Hundreds of pro-life protesters gathered to call on NSW Premier Gladys Berejiklian to drop her support of the state’s abortion bill as the issue threatens to throw the Liberal party into minority government.
Liberal MPs Tanya Davies and Kevin Connolly addressed the 500-strong crowd who formed the protest outside the Liberal Party state council meeting held at the International Convention Centre in Darling Harbour on 7 September.
Both MPs say they will leave the party and move to the crossbench if they cannot secure significant amendments to the bill currently before the upper house, including the outlawing of sex-selection abortions.
“The feedback we’ve received is that the Premier is extremely unsettled at the moment,” said Right to Life NSW CEO Dr Rachel Carling, an organiser of Sydney’s peaceful pro-life protests held since the introduction of the private member’s bill on 1 August.
During the conference Ms Davies raised a motion for the party to condemn the bill, with 217 members voting for an urgent debate on it while 236 remained happy to let the bill run its course.
The result signals the crisis faced by the government over recent weeks as the issue threatens to tear the Liberal party apart. Opponents of the bill want to raise protection for women who are vulnerable to coercion to have an abortion, for babies and for medical professionals with a conscientious objection. All are missing in the current bill.
In addition the bill will allow for sex selection abortion, does not address what should happen if a baby survives an abortion, and allows for abortion up to birth with the sign-off of two doctors after considering the circumstances of the mother.
Ms Davies thanked supporters for their commitment and urged them to “keep fighting”.
“It’s crucially important that we raise awareness about what’s in the bill and what is missing in the bill,” she said.
“I understand this is a highly emotive issue. And it should be, it’s about life and death.”
“But in everything you do, in everything you say, and in how you conduct yourselves, it must be with the utmost respect, and tolerance and with a degree of kindness. Maintain your passion, maintain your standards of professionalism, and of respect because we have to communicate the absolute need to change this bill.”
Mr Connolly told the protesters his position as a loyal Liberal politician was now at risk.
“I don’t want to leave this Government,” he told them.

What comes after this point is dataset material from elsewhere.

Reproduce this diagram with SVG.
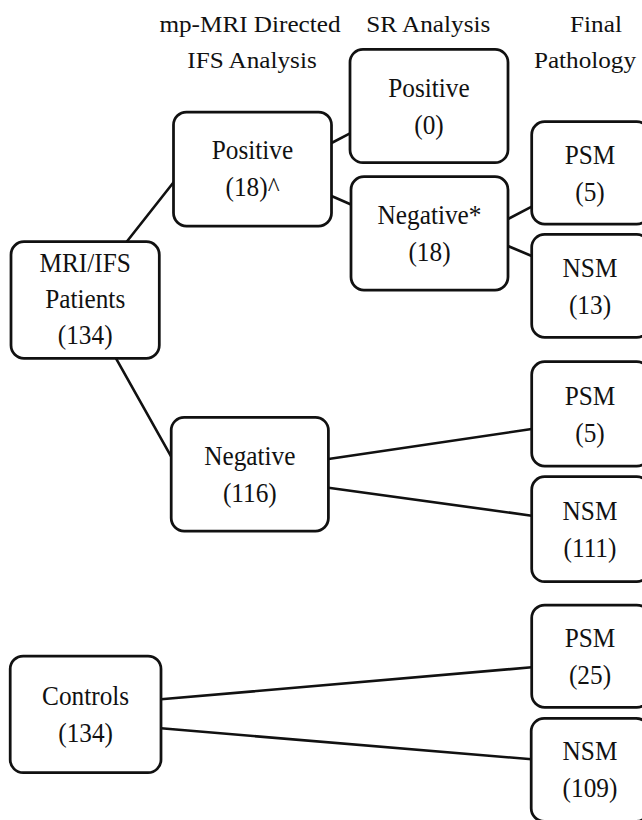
<svg xmlns="http://www.w3.org/2000/svg" width="642" height="820" viewBox="0 0 642 820">
<style>
  .box { fill: #fff; stroke: #111; stroke-width: 2.75; }
  .conn line { stroke: #111; stroke-width: 2.6; stroke-linecap: round; }
  .t { font-family: 'Liberation Serif', serif; font-size: 27.5px; fill: #111; text-anchor: middle; transform-box: fill-box; transform-origin: center; transform: scaleX(0.92); }
  .h { font-family: 'Liberation Serif', serif; font-size: 24px; fill: #111; text-anchor: middle; transform-box: fill-box; transform-origin: center; transform: scaleX(1.05); }
</style>
<rect width="642" height="820" fill="#fff"/>
<g id="headers">
  <text class="h" x="250" y="31.7">mp-MRI Directed</text>
  <text class="h" x="252" y="68.3">IFS Analysis</text>
  <text class="h" x="428.3" y="31.7">SR Analysis</text>
  <text class="h" x="596" y="31.7">Final</text>
  <text class="h" x="585" y="68.3">Pathology</text>
</g>
<g id="connectors" class="conn">
  <line x1="126.7" y1="241.7" x2="174" y2="181.7"/>
  <line x1="116" y1="358.3" x2="171.2" y2="456.7"/>
  <line x1="331.5" y1="143" x2="350" y2="133.3"/>
  <line x1="331.5" y1="196" x2="351" y2="204.5"/>
  <line x1="508" y1="219" x2="531.7" y2="206.7"/>
  <line x1="508" y1="246" x2="531.7" y2="256"/>
  <line x1="328.4" y1="459" x2="531.7" y2="429"/>
  <line x1="328.4" y1="487.7" x2="531.7" y2="515.7"/>
  <line x1="161" y1="699.3" x2="531.7" y2="667.3"/>
  <line x1="161" y1="728.3" x2="531.7" y2="759.3"/>
</g>
<g id="mri-ifs-patients">
  <rect class="box" x="11" y="241.7" width="148.3" height="116.6" rx="13"/>
  <text class="t" x="85.2" y="271.7">MRI/IFS</text>
  <text class="t" x="85.2" y="308.3">Patients</text>
  <text class="t" x="85.2" y="344.3">(134)</text>
</g>
<g id="ifs-positive">
  <rect class="box" x="173.5" y="112" width="158" height="114" rx="13"/>
  <text class="t" x="252.5" y="159.3">Positive</text>
  <text class="t" x="252.5" y="196">(18)^</text>
</g>
<g id="ifs-negative">
  <rect class="box" x="171.2" y="417.3" width="157.2" height="113.7" rx="13"/>
  <text class="t" x="249.8" y="465">Negative</text>
  <text class="t" x="249.8" y="502">(116)</text>
</g>
<g id="sr-positive">
  <rect class="box" x="350" y="49.3" width="158" height="113.4" rx="13"/>
  <text class="t" x="429" y="96.8">Positive</text>
  <text class="t" x="429" y="133.8">(0)</text>
</g>
<g id="sr-negative">
  <rect class="box" x="351" y="176.7" width="157" height="113.3" rx="13"/>
  <text class="t" x="429.5" y="224">Negative*</text>
  <text class="t" x="429.5" y="261">(18)</text>
</g>
<g id="controls">
  <rect class="box" x="10.2" y="656" width="150.8" height="116.7" rx="13"/>
  <text class="t" x="85.6" y="705">Controls</text>
  <text class="t" x="85.6" y="742">(134)</text>
</g>
<g id="psm-5a">
  <rect class="box" x="531.7" y="121.7" width="118" height="102.3" rx="13"/>
  <text class="t" x="590" y="163.7">PSM</text>
  <text class="t" x="590" y="200.7">(5)</text>
</g>
<g id="nsm-13">
  <rect class="box" x="531.7" y="234.3" width="118" height="103" rx="13"/>
  <text class="t" x="590" y="276.6">NSM</text>
  <text class="t" x="590" y="313.6">(13)</text>
</g>
<g id="psm-5b">
  <rect class="box" x="531.7" y="361.7" width="118" height="104.3" rx="13"/>
  <text class="t" x="590" y="404.7">PSM</text>
  <text class="t" x="590" y="441.7">(5)</text>
</g>
<g id="nsm-111">
  <rect class="box" x="531.7" y="476.7" width="118" height="105" rx="13"/>
  <text class="t" x="590" y="520">NSM</text>
  <text class="t" x="590" y="557">(111)</text>
</g>
<g id="psm-25">
  <rect class="box" x="531.7" y="605" width="118" height="102.3" rx="13"/>
  <text class="t" x="590" y="647">PSM</text>
  <text class="t" x="590" y="684">(25)</text>
</g>
<g id="nsm-109">
  <rect class="box" x="531.2" y="718.3" width="118" height="103" rx="13"/>
  <text class="t" x="590" y="759.6">NSM</text>
  <text class="t" x="590" y="797">(109)</text>
</g>
</svg>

“But I’ve been placed in a position where my own side of politics have ambushed me and you and the community of NSW by bringing in at breakneck speed a bill they knew would outrage their own supporters, and as fast as possible because they wanted to get it over without them knowing or having a chance to speak.”
It was a “convenient fiction” that the bill was technically a private member’s bill, Mr Connolly added.
“This has been facilitated, enabled, endorsed supported and promoted by members of this government. That’s put me in a position where how can I continue to put my name to this government when this is what they do to their own, and to the people of NSW?
“What I want is for this bill to be withdrawn, and if we do have to have a debate about this subject let’s do it properly.”
Ms Carling praised Ms Davies and Mr Connolly for being “so brave”. “They have definitely put their careers on the line for this,” she told the Catholic Weekly.
A number of Labor MPs are also disquieted by the events of the last six weeks, with member for Bankstown Tania Mihailuk the most outspoken opponent of the abortion bill while member for Greenway Michelle Roland told media that her party’s pre-election promise to increase access to abortion caused “genuine anxiety” among people of faith.
Debate on the bill will open in the upper house on September 17.